Abdi Aziz Sugulle, Chairman of SAMSA – an organization that unites Somali remittance companies in the US, told the BBC Somali Service that Somali remittance services to Somali territories would officially recommence tomorrow, 1st March.
Mr. Sugulle said the move follows a meeting they held with the concerned authorities. Mr. Sugulle revealed that the arrangement was temporary, and that, if a long term solution was not reached soon, the situation may deteriorate to an irreversible position.
Mr. Sugulle, responding to a question about the outcome of a meeting that regulators held with members of the Congress yesterday, said that follow up meetings were scheduled between the two sides to explore venues for a permanent solution to the Somali remittance dilemma.
The good thing that comes out of that meeting and similar moves is that the US administration is now in a better, stronger position to assess the importance of remittances to Somalis as a lifeline that people cannot live without.
For the ordinary Somali beneficiary of remittances, a great deal depends on the small sums of moneys that people receive at the end of each month to pay for or augment living costs, and for expenses incurred relating to education, health and similar areas.
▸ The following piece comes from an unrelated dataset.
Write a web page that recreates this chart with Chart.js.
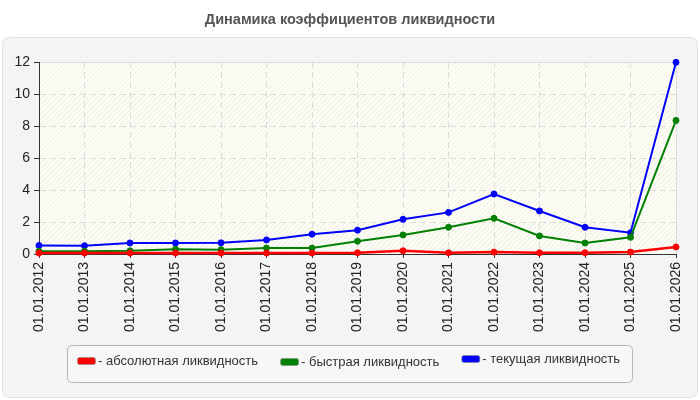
<!DOCTYPE html>
<html>
<head>
<meta charset="utf-8">
<script src="https://cdn.jsdelivr.net/npm/chart.js@4/dist/chart.umd.min.js"></script>
<style>
html,body{margin:0;padding:0;background:#fff;}
#wrap{width:700px;height:400px;position:relative;}
</style>
</head>
<body>
<div id="wrap"><canvas id="c" width="700" height="400"></canvas></div>
<script>
const titleText = 'Динамика коэффициентов ликвидности';
const categories = ['01.01.2012','01.01.2013','01.01.2014','01.01.2015','01.01.2016','01.01.2017','01.01.2018','01.01.2019','01.01.2020','01.01.2021','01.01.2022','01.01.2023','01.01.2024','01.01.2025','01.01.2026'];
const absoluteLiquidity = [0.06,0.06,0.06,0.06,0.06,0.06,0.06,0.08,0.2,0.08,0.12,0.08,0.08,0.12,0.44];
const quickLiquidity    = [0.17,0.17,0.2,0.3,0.27,0.37,0.37,0.8,1.19,1.67,2.23,1.13,0.69,1.04,8.35];
const currentLiquidity  = [0.53,0.52,0.69,0.69,0.7,0.88,1.24,1.49,2.17,2.6,3.75,2.69,1.67,1.33,11.98];
const seriesLabels = ['- абсолютная ликвидность','- быстрая ликвидность','- текущая ликвидность'];
const seriesColors = ['#ff0000','#008000','#0000ff'];
const yTicks = [0,2,4,6,8,10,12];

const FONT = "'Liberation Sans', Arial, sans-serif";

function rr(ctx,x,y,w,h,r){
  ctx.beginPath();
  ctx.moveTo(x+r,y);ctx.lineTo(x+w-r,y);ctx.quadraticCurveTo(x+w,y,x+w,y+r);
  ctx.lineTo(x+w,y+h-r);ctx.quadraticCurveTo(x+w,y+h,x+w-r,y+h);
  ctx.lineTo(x+r,y+h);ctx.quadraticCurveTo(x,y+h,x,y+h-r);
  ctx.lineTo(x,y+r);ctx.quadraticCurveTo(x,y,x+r,y);ctx.closePath();
}

const decor = {
  id:'decor',
  beforeDraw(chart){
    const ctx = chart.ctx, a = chart.chartArea;
    ctx.save();
    ctx.fillStyle='#fff';ctx.fillRect(0,0,700,400);
    // panel
    rr(ctx,2.5,37.5,695,360,8);
    ctx.fillStyle='#f4f4f4';ctx.fill();
    ctx.strokeStyle='#e2e2e2';ctx.lineWidth=1;ctx.stroke();
    // title
    ctx.fillStyle='#555';
    ctx.font="bold 14.5px "+FONT;
    ctx.textAlign='center';ctx.textBaseline='middle';
    ctx.fillText(titleText,350,20);
    // plot background with hatching
    ctx.fillStyle='#fdfdf6';
    ctx.fillRect(a.left,a.top,a.right-a.left,a.bottom-a.top);
    const ys = chart.scales.y;
    ctx.save();
    ctx.beginPath();ctx.rect(a.left,a.top,a.right-a.left,a.bottom-a.top);ctx.clip();
    for(let i=0;i<yTicks.length-1;i++){
      const yb = ys.getPixelForValue(yTicks[i]), yt = ys.getPixelForValue(yTicks[i+1]);
      ctx.save();
      ctx.beginPath();ctx.rect(a.left,yt,a.right-a.left,yb-yt);ctx.clip();
      ctx.strokeStyle = (i%2===0)?'#ecece6':'#f1f1e6';
      ctx.lineWidth=1;
      ctx.beginPath();
      for(let x=a.left-300;x<a.right+300;x+=5){
        ctx.moveTo(x,yb);ctx.lineTo(x+(yb-yt),yt);
      }
      ctx.stroke();
      ctx.restore();
    }
    ctx.restore();
    // top/right plot frame
    ctx.strokeStyle='#dedede';ctx.lineWidth=1;
    ctx.beginPath();
    ctx.moveTo(a.left,Math.round(a.top)+0.5);ctx.lineTo(a.right+0.5,Math.round(a.top)+0.5);
    ctx.lineTo(Math.round(a.right)+0.5,a.bottom);
    ctx.stroke();
    // legend
    rr(ctx,67.5,345.5,565,37,5);
    ctx.fillStyle='#f7f7f7';ctx.fill();
    ctx.strokeStyle='#b4b4b4';ctx.stroke();
    ctx.font="13px "+FONT;
    ctx.textAlign='left';ctx.textBaseline='middle';
    let x = 77;
    const yOff=[361,362,359];
    chart.data.datasets.forEach((ds,i)=>{
      const cy=yOff[i];
      rr(ctx,x+0.5,cy-3.5,18,7,2);
      ctx.fillStyle=ds.borderColor;ctx.fill();
      ctx.strokeStyle='#888';ctx.lineWidth=0.6;ctx.stroke();
      ctx.fillStyle='#333';
      ctx.fillText(ds.label,x+21,cy);
      const w=ctx.measureText(ds.label).width;
      x += 21 + w + 22;
    });
    ctx.restore();
  }
};

const mk=(label,data,color,bw)=>({label,data,borderColor:color,backgroundColor:color,pointBackgroundColor:color,pointBorderColor:color,borderWidth:bw,pointRadius:3,pointBorderWidth:1,pointHoverRadius:3,tension:0,clip:false});

new Chart(document.getElementById('c'),{
  type:'line',
  data:{labels:categories,datasets:[
    mk(seriesLabels[0],absoluteLiquidity,seriesColors[0],2.5),
    mk(seriesLabels[1],quickLiquidity,seriesColors[1],2),
    mk(seriesLabels[2],currentLiquidity,seriesColors[2],2)
  ]},
  plugins:[decor],
  options:{
    responsive:false,animation:false,devicePixelRatio:1,
    layout:{padding:{top:62,right:24,bottom:56,left:0}},
    plugins:{legend:{display:false},title:{display:false},tooltip:{enabled:false}},
    scales:{
      x:{
        offset:false,
        grid:{color:'#dcdcdc',tickColor:'#333',tickLength:4,drawTicks:true},
        border:{color:'#333',width:1,dash:[6,4]},
        ticks:{minRotation:90,maxRotation:90,autoSkip:false,padding:4,color:'#222',font:{family:FONT,size:14}},
        afterFit(s){s.height=90;}
      },
      y:{
        min:0,max:12,
        grid:{color:'#dcdcdc',tickColor:'#333',tickLength:5},
        border:{color:'#333',width:1,dash:[6,4]},
        ticks:{stepSize:2,padding:4,color:'#222',font:{family:FONT,size:14}},
        afterFit(s){s.width=39;}
      }
    }
  }
});
</script>
</body>
</html>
Without an open system to remit small sums of moneys to relatives in recipient countries, the MSBs will be unfairly forced out of the market and, certainly, shady agents sending money through illegal channels will take over.
On the other hand, Somalis believe that banks have a hand in the latest developments encouraging the closure of MSB bank accounts not only for Somali remittance companies but for a great number of MSBs operating on behalf of the developing countries. The MSBs handle a great volume of money for small commission rates that the banks have been eyeing for a number of years now, critics allege.